O terceiro aspecto, quiçá o mais humano e simultaneamente o mais profundo, terá que ver com a faceta Mística do Cristo, relacionada com o tal Menino passível de ser-nascido no Coração ou na Gruta de todo o ser humano, nas profundidades de todo o indivíduo.
No entanto, para ser apreendida, intuída, na sua profundidade religiosa (de re-ligare), terá que ser vivida, por cada um de nós, interiormente e em liberdade. Primeiro porque é a vivência interior de um Símbolo que poderá vir a conferir a capacidade criadora e transformadora de nós próprios.

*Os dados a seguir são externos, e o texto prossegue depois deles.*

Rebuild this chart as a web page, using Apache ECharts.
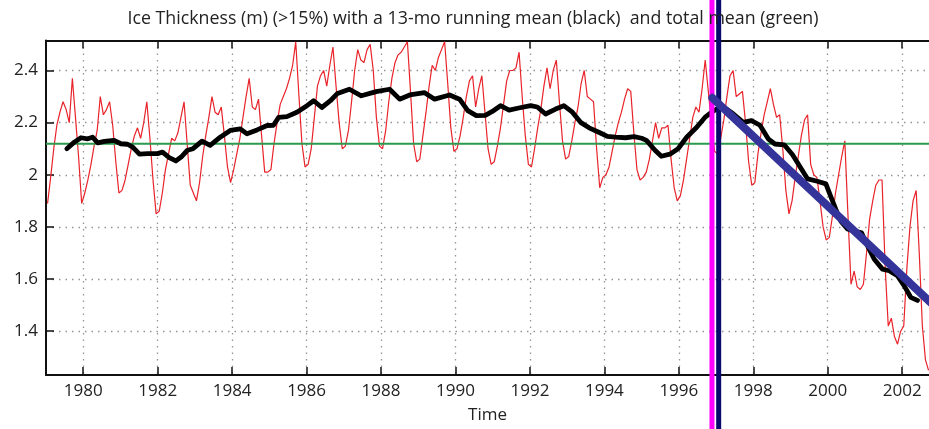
<!DOCTYPE html>
<html><head><meta charset="utf-8">
<script src="https://cdn.jsdelivr.net/npm/echarts@6/dist/echarts.min.js"></script>
<style>html,body{margin:0;padding:0;background:#fff}#c{width:929px;height:429px}</style>
</head><body><div id="c"></div>
<script>
// monthly ice thickness (m), Jan 1979 onward
const startYear = 1979;
const iceThickness = [
  1.89, 1.99, 2.10, 2.19, 2.24, 2.28, 2.25, 2.20, 2.37, 2.22, 2.07, 1.89, // 1979
  1.93, 1.98, 2.04, 2.11, 2.17, 2.30, 2.23, 2.25, 2.28, 2.19, 2.05, 1.93, // 1980
  1.94, 1.98, 2.04, 2.10, 2.15, 2.18, 2.14, 2.20, 2.28, 2.14, 1.98, 1.85, // 1981
  1.86, 1.93, 2.02, 2.08, 2.14, 2.13, 2.16, 2.22, 2.28, 2.12, 1.96, 1.93, // 1982
  1.90, 1.97, 2.07, 2.15, 2.22, 2.30, 2.24, 2.23, 2.26, 2.15, 2.03, 1.97, // 1983
  2.02, 2.08, 2.14, 2.22, 2.30, 2.37, 2.26, 2.25, 2.29, 2.15, 2.01, 2.01, // 1984
  2.02, 2.12, 2.20, 2.27, 2.30, 2.33, 2.37, 2.42, 2.51, 2.31, 2.12, 2.03, // 1985
  2.04, 2.10, 2.22, 2.34, 2.38, 2.40, 2.34, 2.42, 2.49, 2.34, 2.20, 2.10, // 1986
  2.11, 2.17, 2.28, 2.40, 2.48, 2.44, 2.43, 2.48, 2.50, 2.40, 2.22, 2.11, // 1987
  2.10, 2.17, 2.28, 2.37, 2.43, 2.46, 2.47, 2.49, 2.51, 2.32, 2.12, 2.05, // 1988
  2.06, 2.15, 2.24, 2.34, 2.42, 2.40, 2.45, 2.48, 2.51, 2.35, 2.18, 2.09, // 1989
  2.10, 2.15, 2.22, 2.30, 2.36, 2.38, 2.26, 2.33, 2.38, 2.24, 2.10, 2.04, // 1990
  2.05, 2.11, 2.18, 2.27, 2.36, 2.40, 2.40, 2.41, 2.47, 2.30, 2.15, 2.04, // 1991
  2.03, 2.10, 2.18, 2.25, 2.34, 2.41, 2.33, 2.40, 2.44, 2.28, 2.13, 2.06, // 1992
  2.07, 2.13, 2.20, 2.26, 2.35, 2.40, 2.30, 2.29, 2.28, 2.10, 1.95, 1.99, // 1993
  2.00, 2.03, 2.09, 2.15, 2.20, 2.24, 2.29, 2.33, 2.32, 2.16, 2.02, 1.98, // 1994
  1.99, 2.01, 2.06, 2.13, 2.20, 2.14, 2.18, 2.18, 2.19, 2.06, 1.95, 1.90, // 1995
  1.92, 1.98, 2.06, 2.14, 2.22, 2.26, 2.24, 2.33, 2.44, 2.32, 2.20, 2.09, // 1996
  2.08, 2.14, 2.21, 2.30, 2.38, 2.40, 2.30, 2.31, 2.32, 2.20, 2.05, 1.96, // 1997
  1.97, 2.08, 2.16, 2.23, 2.28, 2.33, 2.27, 2.22, 2.23, 2.10, 1.94, 1.85, // 1998
  1.90, 1.99, 2.07, 2.15, 2.21, 2.23, 2.04, 2.00, 1.99, 1.90, 1.80, 1.75, // 1999
  1.76, 1.84, 1.93, 2.00, 2.07, 2.13, 1.85, 1.58, 1.63, 1.57, 1.56, 1.58, // 2000
  1.70, 1.83, 1.90, 1.96, 1.98, 1.98, 1.65, 1.42, 1.45, 1.38, 1.35, 1.40, // 2001
  1.42, 1.64, 1.80, 1.90, 1.94, 1.70, 1.42, 1.29, 1.25                    // 2002
];

// 13-month running mean (black)
const runMeanYears = [
  1979.56, 1979.76, 1979.94, 1980.12, 1980.25, 1980.39, 1980.57, 1980.83, 1981.01, 1981.19,
  1981.33, 1981.51, 1981.73, 1982.00, 1982.13, 1982.31, 1982.49, 1982.63, 1982.80, 1982.95,
  1983.19, 1983.41, 1983.68, 1983.95, 1984.22, 1984.40, 1984.67, 1984.94, 1985.11, 1985.25,
  1985.47, 1985.74, 1986.01, 1986.19, 1986.41, 1986.64, 1986.83, 1987.15, 1987.47, 1987.87,
  1988.23, 1988.50, 1988.77, 1989.17, 1989.44, 1989.84, 1990.11, 1990.33, 1990.56, 1990.80,
  1990.99, 1991.21, 1991.44, 1991.70, 1992.02, 1992.20, 1992.42, 1992.69, 1992.91, 1993.14,
  1993.36, 1993.59, 1993.85, 1994.08, 1994.30, 1994.57, 1994.80, 1995.00, 1995.13, 1995.36,
  1995.53, 1995.76, 1995.98, 1996.21, 1996.48, 1996.70, 1996.88, 1997.05, 1997.25, 1997.45,
  1997.73, 1997.95, 1998.18, 1998.40, 1998.58, 1998.83, 1999.05, 1999.28, 1999.46, 1999.72,
  1999.95, 2000.08, 2000.22, 2000.35, 2000.53, 2000.71, 2000.91, 2001.07, 2001.25, 2001.47,
  2001.65, 2001.87, 2002.05, 2002.23, 2002.41
];
const runMeanValues = [
  2.100, 2.125, 2.142, 2.138, 2.144, 2.122, 2.128, 2.132, 2.119, 2.117,
  2.106, 2.079, 2.081, 2.081, 2.087, 2.066, 2.053, 2.068, 2.094, 2.100,
  2.129, 2.113, 2.144, 2.170, 2.176, 2.157, 2.172, 2.189, 2.190, 2.220,
  2.223, 2.240, 2.265, 2.284, 2.258, 2.284, 2.312, 2.328, 2.303, 2.319,
  2.328, 2.290, 2.306, 2.315, 2.290, 2.306, 2.290, 2.246, 2.227, 2.228,
  2.243, 2.265, 2.248, 2.256, 2.265, 2.260, 2.233, 2.252, 2.265, 2.240,
  2.201, 2.180, 2.163, 2.147, 2.144, 2.142, 2.146, 2.140, 2.132, 2.094,
  2.071, 2.079, 2.100, 2.144, 2.182, 2.220, 2.240, 2.255, 2.255, 2.235,
  2.201, 2.208, 2.190, 2.138, 2.118, 2.115, 2.078, 2.025, 1.984, 1.975,
  1.965, 1.917, 1.866, 1.822, 1.792, 1.784, 1.777, 1.727, 1.676, 1.638,
  1.632, 1.613, 1.575, 1.530, 1.518
];

const totalMean = 2.119;
const trendYears = [1996.9, 2003.1];
const trendValues = [2.295, 1.465];
const markerYears = [1996.89, 1997.07];   // magenta, navy
const xTicks = [1980, 1982, 1984, 1986, 1988, 1990, 1992, 1994, 1996, 1998, 2000, 2002];
const yTicks = [1.4, 1.6, 1.8, 2, 2.2, 2.4];
const titleText = 'Ice Thickness (m) (>15%) with a 13-mo running mean (black)  and total mean (green)';

const X_MIN = 1979, X_MAX = 2002.72, Y_MIN = 1.232, Y_MAX = 2.515;
const FONT = 'Open Sans';
const dotted = { type: [1.5, 5], color: '#959595', width: 1.3 };
const axisLine = { show: true, lineStyle: { color: '#111', width: 2 } };

const chart = echarts.init(document.getElementById('c'), null, { renderer: 'canvas' });
chart.setOption({
  animation: false,
  backgroundColor: '#fff',
  title: {
    text: titleText, left: 468, top: 5, textAlign: 'center',
    textStyle: { fontFamily: FONT, fontSize: 17.8, fontWeight: 'normal', color: '#222' }
  },
  grid: [
    { left: 46, top: 40.5, right: 0, height: 337.8 },
    { left: 46, top: 0, right: 0, height: 429 }
  ],
  xAxis: [
    {
      gridIndex: 0, type: 'value', min: X_MIN, max: X_MAX, position: 'bottom',
      axisLine: axisLine,
      axisTick: { show: true, inside: true, length: 8, customValues: xTicks, lineStyle: { color: '#111', width: 1.5 } },
      axisLabel: { customValues: xTicks, fontFamily: FONT, fontSize: 17, color: '#222', margin: 8, formatter: v => String(v) },
      splitLine: { show: true, lineStyle: dotted },
      name: 'Time', nameLocation: 'middle', nameGap: 32,
      nameTextStyle: { fontFamily: FONT, fontSize: 17, color: '#222' }
    },
    {
      gridIndex: 0, type: 'value', min: X_MIN, max: X_MAX, position: 'top',
      axisLine: axisLine,
      axisTick: { show: true, inside: true, length: 8, customValues: xTicks, lineStyle: { color: '#111', width: 1.5 } },
      axisLabel: { show: false }, splitLine: { show: false }
    },
    { gridIndex: 1, type: 'value', min: X_MIN, max: X_MAX, show: false }
  ],
  yAxis: [
    {
      gridIndex: 0, type: 'value', min: Y_MIN, max: Y_MAX,
      axisLine: axisLine,
      axisTick: { show: true, inside: true, length: 8, customValues: yTicks, lineStyle: { color: '#111', width: 1.5 } },
      axisLabel: { customValues: yTicks, fontFamily: FONT, fontSize: 17, color: '#222', margin: 8 },
      splitLine: { show: true, lineStyle: dotted }
    },
    { gridIndex: 1, type: 'value', min: 0, max: 1, show: false }
  ],
  series: [
    {
      name: 'monthly', type: 'line', xAxisIndex: 0, yAxisIndex: 0, z: 2,
      data: iceThickness.map((v, i) => [startYear + (i + 0.5) / 12, v]),
      showSymbol: false, symbol: 'none', lineStyle: { color: '#e8232a', width: 1.2 }
    },
    {
      name: 'total mean', type: 'line', xAxisIndex: 0, yAxisIndex: 0, z: 3,
      data: [[X_MIN, totalMean], [X_MAX, totalMean]],
      symbol: 'none', lineStyle: { color: '#2a9a4c', width: 2 }
    },
    {
      name: 'running mean', type: 'line', xAxisIndex: 0, yAxisIndex: 0, z: 4,
      data: runMeanYears.map((y, i) => [y, runMeanValues[i]]),
      symbol: 'none', lineStyle: { color: '#000', width: 4.8, cap: 'round', join: 'round' }
    },
    {
      name: 'magenta', type: 'line', xAxisIndex: 2, yAxisIndex: 1, z: 5,
      data: [[markerYears[0], 0], [markerYears[0], 1]],
      symbol: 'none', lineStyle: { color: '#ff00ff', width: 5 }
    },
    {
      name: 'navy', type: 'line', xAxisIndex: 2, yAxisIndex: 1, z: 5,
      data: [[markerYears[1], 0], [markerYears[1], 1]],
      symbol: 'none', lineStyle: { color: '#0b0b6e', width: 5 }
    },
    {
      name: 'trend', type: 'line', xAxisIndex: 0, yAxisIndex: 0, z: 6, clip: false,
      data: trendYears.map((y, i) => [y, trendValues[i]]),
      symbol: 'none', lineStyle: { color: '#34349a', width: 8, cap: 'round' }
    }
  ]
});
</script>
</body></html>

Segundo, em liberdade, pois não transformemos essa Mensagem em dogma instituído, em prisão de nós próprios, ou em meia verdade, ou em autoridade repressiva... o Cristo é realmente um Ser livre - no grande sentido espiritual do termo - e de uma interioridade tal, conseguindo que a Sua chamazinha interior se transformasse num foco, num fogo radioso de luz ígnea, num autêntico Sol vivificador de Universos, de Indivíduos...
Mas, poderemos, novamente perguntar, que significado terá, hoje em dia, o Presépio e o Natal? Qual o modo, pelo qual, o homem vive essa realidade e essa época festivas? Encontrar-se-á atento à Mensagem subjacente, às perenes e inefáveis Realidades transmitidas!? E os pais-natais, personificando símbolos de puro consumismo, e anti-pedagógicas porque alienantes, quais os seus papéis na dramatização espiritual do Natal e do Presépio?
O Espírito do Natal, através das suas muitas e diversas manifestações tradicionais, da aldeia ou da cidade - o Presépio, o Madeiro, a Missa do Galo, a Consoada e a Missadura -, só fará humanamente sentido se estiver consolidado com valores autenticamente fraternais onde a partilha e a disponibilidade prevaleçam e o Humano se torne mais Solar, mais divino...
Atentemos, para terminar, nas palavras inspiradoras de Rabindranath Tagore quando afirma que «cada vez que nasce uma criança é sinal de que Deus ainda confia nos Homens.».